Rhode Island College

2018-2019 Catalog


Writing in the Discipline - Communication

 

Our mission is to prepare students to communicate effectively as professionals and citizens in our state, nation, and the world community. Most majors from the following concentrations are required to take COMM 251: Research Methods in Communication as a writing intensive course.

 

  • Media Communication 
  • Public and Professional Communication 
  • Public Relations/Advertising 
  • Speech, Language, and Hearing Science 

COMM 251: Research Methods in Communication 

Students in the course learn about the nature of communication research and the process of research writing. The course introduces the students to different research methodologies, styles, and fundamental research theories and protocols. They learn how to identify a research topic, write an introduction (thesis statement and significance of the topic), formulate research questions or hypotheses, write a literature review, and select appropriate research designs and methodologies. 

 

In addition to COMM 251, each concentration provides additional concentration-specific writing intensive course(s). 

  

Media Communication 

 

COMM 243: Preproduction for Digital Media 

Students are introduced to the concepts and techniques used to develop digital media products and learn how to write for a variety of digital media distribution channels. At the end of this course, fully successful students should be able to (1) identify and describe the various types of copy used in the electronic media industry; (2) distinguish between writing for print and electronic media (radio, television & web); (3) critique various electronic media writing products; (4) explain key media writing concepts and topics; and (5) create effective copy for electronic media projects such as treatments, scripts, rundowns, executive summaries, and project proposals.

 

COMM 340: Media Ethics 

Students develop an understanding of key ethical issues facing media practitioners and formulate strategies and guidelines for confronting ethical challenges in journalism, advertising, public relations, and entertainment media through writing (1) position papers on media ethics cases; (2) critical comments/questions/refection/responses to each chapter; (3) papers demonstrating how various media values and ethical principles may or may not be at work; and (4) a research paper on a chosen case. 

  

Public and Professional Communication 

 

COMM 351: Persuasion 

Persuasion teaches social science and rhetorical theories of influence.

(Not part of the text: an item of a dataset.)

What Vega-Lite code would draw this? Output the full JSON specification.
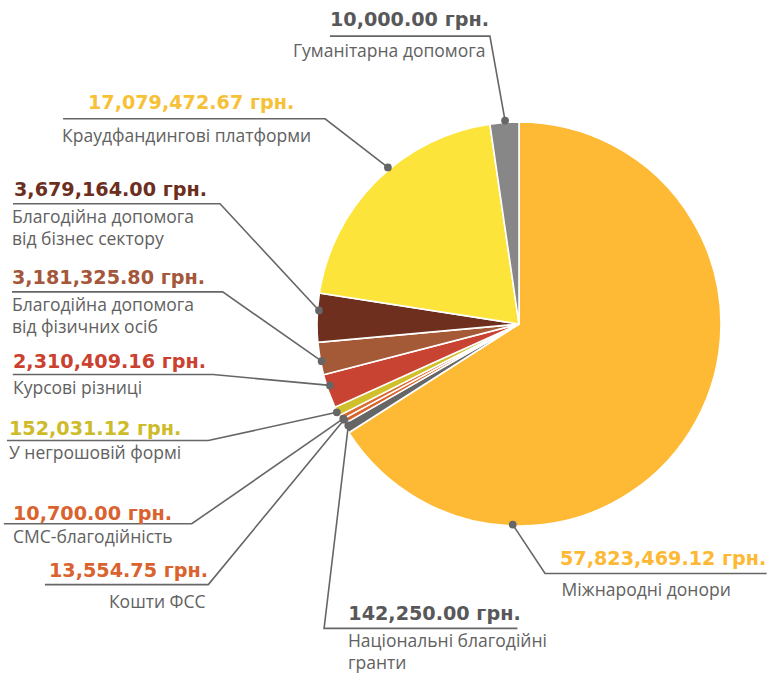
{
  "$schema": "https://vega.github.io/schema/vega-lite/v6.json",
  "width": 404,
  "height": 404,
  "autosize": {"type": "none"},
  "padding": {"left": 317, "top": 122, "right": 48, "bottom": 147},
  "background": "white",
  "config": {"view": {"stroke": null}},
  "datasets": {
    "slices": [
      {"name": "Міжнародні донори", "share": 65.95, "idx": 1},
      {"name": "Національні благодійні гранти", "share": 0.8, "idx": 2},
      {"name": "Кошти ФСС", "share": 0.38, "idx": 3},
      {"name": "СМС-благодійність", "share": 0.38, "idx": 4},
      {"name": "У негрошовій формі", "share": 0.74, "idx": 5},
      {"name": "Курсові різниці", "share": 2.70, "idx": 6},
      {"name": "Благодійна допомога від фізичних осіб", "share": 2.60, "idx": 7},
      {"name": "Благодійна допомога від бізнес сектору", "share": 3.90, "idx": 8},
      {"name": "Краудфандингові платформи", "share": 20.25, "idx": 9},
      {"name": "Гуманітарна допомога", "share": 2.30, "idx": 10}
    ],
    "callouts": [
      {"name": "Гуманітарна допомога", "amount": "10,000.00 грн.", "category": "Гуманітарна допомога", "vx": -0.936, "vy": 1.473, "cx": -1.119, "cy": 1.322},
      {"name": "Краудфандингові платформи", "amount": "17,079,472.67 грн.", "category": "Краудфандингові платформи", "vx": -2.134, "vy": 1.062, "cx": -2.262, "cy": 0.901},
      {"name": "Благодійна допомога від бізнес сектору", "amount": "3,679,164.00 грн.", "category": "Благодійна допомога\nвід бізнес сектору", "vx": -2.5, "vy": 0.633, "cx": -2.51, "cy": 0.498},
      {"name": "Благодійна допомога від фізичних осіб", "amount": "3,181,325.80 грн.", "category": "Благодійна допомога\nвід фізичних осіб", "vx": -2.51, "vy": 0.196, "cx": -2.51, "cy": 0.063},
      {"name": "Курсові різниці", "amount": "2,310,409.16 грн.", "category": "Курсові різниці", "vx": -2.505, "vy": -0.22, "cx": -2.505, "cy": -0.349},
      {"name": "У негрошовій формі", "amount": "152,031.12 грн.", "category": "У негрошовій формі", "vx": -2.525, "vy": -0.55, "cx": -2.525, "cy": -0.666},
      {"name": "СМС-благодійність", "amount": "10,700.00 грн.", "category": "СМС-благодійність", "vx": -2.505, "vy": -0.968, "cx": -2.505, "cy": -1.083},
      {"name": "Кошти ФСС", "amount": "13,554.75 грн.", "category": "Кошти ФСС", "vx": -2.327, "vy": -1.25, "cx": -2.03, "cy": -1.405},
      {"name": "Національні благодійні гранти", "amount": "142,250.00 грн.", "category": "Національні благодійні\nгранти", "vx": -0.845, "vy": -1.466, "cx": -0.847, "cy": -1.601},
      {"name": "Міжнародні донори", "amount": "57,823,469.12 грн.", "category": "Міжнародні донори", "vx": 0.203, "vy": -1.191, "cx": 0.211, "cy": -1.348}
    ],
    "leaders": [
      {"name": "Гуманітарна допомога", "seq": 1, "u": -0.936, "v": 1.425},
      {"name": "Гуманітарна допомога", "seq": 2, "u": -0.144, "v": 1.425},
      {"name": "Гуманітарна допомога", "seq": 3, "u": -0.069, "v": 1.007},
      {"name": "Краудфандингові платформи", "seq": 1, "u": -2.257, "v": 1.016},
      {"name": "Краудфандингові платформи", "seq": 2, "u": -0.96, "v": 1.016},
      {"name": "Краудфандингові платформи", "seq": 3, "u": -0.649, "v": 0.775},
      {"name": "Благодійна допомога від бізнес сектору", "seq": 1, "u": -2.505, "v": 0.595},
      {"name": "Благодійна допомога від бізнес сектору", "seq": 2, "u": -1.48, "v": 0.595},
      {"name": "Благодійна допомога від бізнес сектору", "seq": 3, "u": -0.99, "v": 0.067},
      {"name": "Благодійна допомога від фізичних осіб", "seq": 1, "u": -2.51, "v": 0.159},
      {"name": "Благодійна допомога від фізичних осіб", "seq": 2, "u": -1.467, "v": 0.159},
      {"name": "Благодійна допомога від фізичних осіб", "seq": 3, "u": -0.977, "v": -0.184},
      {"name": "Курсові різниці", "seq": 1, "u": -2.506, "v": -0.25},
      {"name": "Курсові різниці", "seq": 2, "u": -1.515, "v": -0.25},
      {"name": "Курсові різниці", "seq": 3, "u": -0.936, "v": -0.304},
      {"name": "У негрошовій формі", "seq": 1, "u": -2.535, "v": -0.577},
      {"name": "У негрошовій формі", "seq": 2, "u": -1.538, "v": -0.577},
      {"name": "У негрошовій формі", "seq": 3, "u": -0.902, "v": -0.437},
      {"name": "СМС-благодійність", "seq": 1, "u": -2.55, "v": -0.989},
      {"name": "СМС-благодійність", "seq": 2, "u": -1.62, "v": -0.989},
      {"name": "СМС-благодійність", "seq": 3, "u": -0.87, "v": -0.468},
      {"name": "Кошти ФСС", "seq": 1, "u": -2.347, "v": -1.29},
      {"name": "Кошти ФСС", "seq": 2, "u": -1.538, "v": -1.29},
      {"name": "Кошти ФСС", "seq": 3, "u": -0.866, "v": -0.474},
      {"name": "Національні благодійні гранти", "seq": 1, "u": -0.008, "v": -1.507},
      {"name": "Національні благодійні гранти", "seq": 2, "u": -0.965, "v": -1.507},
      {"name": "Національні благодійні гранти", "seq": 3, "u": -0.845, "v": -0.502},
      {"name": "Міжнародні донори", "seq": 1, "u": 1.226, "v": -1.235},
      {"name": "Міжнародні донори", "seq": 2, "u": 0.129, "v": -1.235},
      {"name": "Міжнародні донори", "seq": 3, "u": -0.031, "v": -0.993}
    ]
  },
  "layer": [
    {
      "data": {"name": "slices"},
      "mark": {"type": "arc", "stroke": "white", "strokeWidth": 1.6},
      "encoding": {
        "theta": {"field": "share", "type": "quantitative", "stack": true},
        "order": {"field": "idx", "type": "quantitative"},
        "color": {
          "field": "name", "type": "nominal", "legend": null,
          "scale": {
            "domain": ["Міжнародні донори", "Національні благодійні гранти", "Кошти ФСС", "СМС-благодійність", "У негрошовій формі", "Курсові різниці", "Благодійна допомога від фізичних осіб", "Благодійна допомога від бізнес сектору", "Краудфандингові платформи", "Гуманітарна допомога"],
            "range": ["#FEB935", "#666666", "#D9622B", "#DA6A2E", "#D0C12C", "#C94332", "#A55A37", "#6E2F1F", "#FDE43A", "#878787"]
          }
        }
      }
    },
    {
      "data": {"name": "leaders"},
      "mark": {"type": "line", "color": "#666666", "strokeWidth": 1.6},
      "encoding": {
        "x": {"field": "u", "type": "quantitative", "scale": {"domain": [-1, 1], "nice": false, "zero": false}, "axis": null},
        "y": {"field": "v", "type": "quantitative", "scale": {"domain": [-1, 1], "nice": false, "zero": false}, "axis": null},
        "detail": {"field": "name"},
        "order": {"field": "seq", "type": "quantitative"}
      }
    },
    {
      "data": {"name": "leaders"},
      "transform": [{"filter": "datum.seq == 3"}],
      "mark": {"type": "point", "filled": true, "color": "#666666", "size": 60, "opacity": 1},
      "encoding": {
        "x": {"field": "u", "type": "quantitative"},
        "y": {"field": "v", "type": "quantitative"}
      }
    },
    {
      "data": {"name": "callouts"},
      "mark": {"type": "text", "align": "left", "baseline": "alphabetic", "font": "DejaVu Sans", "fontWeight": "bold", "fontSize": 19.2},
      "encoding": {
        "x": {"field": "vx", "type": "quantitative"},
        "y": {"field": "vy", "type": "quantitative"},
        "text": {"field": "amount"},
        "fill": {
          "field": "name", "type": "nominal", "legend": null,
          "scale": {
            "domain": ["Міжнародні донори", "Національні благодійні гранти", "Кошти ФСС", "СМС-благодійність", "У негрошовій формі", "Курсові різниці", "Благодійна допомога від фізичних осіб", "Благодійна допомога від бізнес сектору", "Краудфандингові платформи", "Гуманітарна допомога"],
            "range": ["#FDB933", "#58585A", "#D9622E", "#D9622E", "#CDBB2A", "#CB4130", "#A4573A", "#6C2E1D", "#F7C137", "#58585A"]
          }
        }
      }
    },
    {
      "data": {"name": "callouts"},
      "mark": {"type": "text", "align": "left", "baseline": "alphabetic", "font": "Open Sans", "fontSize": 17.5, "color": "#616161", "lineBreak": "\n", "lineHeight": 22},
      "encoding": {
        "x": {"field": "cx", "type": "quantitative"},
        "y": {"field": "cy", "type": "quantitative"},
        "text": {"field": "category"}
      }
    }
  ]
}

Students demonstrate knowledge and skills through both oral and written experience. Writing assignments include 1) fully developed speech outlines, 2) several short reaction papers and 3) a final analytical and critical paper of substantial length requiring scholarly research and a two draft writing process. 

 

Public Relations/Advertising 

 

Public Relations: 

 

COMM 201: Writing for News

COMM 312: Advanced News and Public Relations Writing 

 

The courses cover "the fundamentals of composition using the AP style guide. Topics include news values, basic reporting, public relations formats, and techniques for achieving high-quality news and public relations writing (COMM 201). Students build on their news and media writing skills and become more proficient at public relations writing for digital and traditional outlets. Applications include news conferences and crisis communication (COMM 312). With the frequent writing exercises and critical review students taking the introductory and advanced courses are able to express themselves in both personal and professional application. Heavy emphasis is placed on developing style and clarity. Proper grammatical structure is stressed throughout. 

 

Advertising: 

 

COMM 339: Advertising Creativity 

This course is designed to provide students with an opportunity to develop and apply strategic, creative thinking ability to solve communication problems in the process of an advertising campaign. Emphasis is placed on creative thinking, strategic writing skills, and visualization of ads in various forms of traditional and nontraditional media. The writing instruction focuses on how to write effective advertising copy and how to integrate copy, visuals and ideas into persuasive messages in ad campaigns. 

 

Speech, Language, and Hearing Science 

 

COMM 255: Introduction to Language 

A central component of this course is a paper (and class presentation) on an aspect of language of interest to the student. Using skills introduced in Communication 251, students identify a topic, write an introduction, formulate a research question, write a literature review, and choose one of two options: choose an appropriate methodology for investigating their research question, and present results and interpretation; or write an in-depth literature review, including analysis of the literature. They are required to read, discuss and cite sources from peer-reviewed journals, using APA format both in the body and at the end of the paper. Students participate in small group tutorials, critiquing one another’s papers; they then submit revised papers, incorporating feedback from fellow students and the instructor. 

 

COMM 320: Speech and Language Development 

This course is one of the core courses that future speech-language pathologists and audiologists are to have before they begin a graduate program, and it is intended to provide a baseline understanding of normal language development before students begin a in-depth study of communication disorders. Students in this class have already taken an introductory research course (Communication 251) as well as an introduction to language (Communication 255). As preparation for writing in the discipline, students are required to do close reading of four peer-reviewed articles in the discipline. In addition, the course is organized around a project investigating a single child’s language development, replicating the research methods used in articles read as a class. Students are required to report the results of their mini replications according to APA format. Students participate in small group tutorials, critiquing one another’s papers; they then submit revised papers, incorporating feedback from fellow students and the instructor.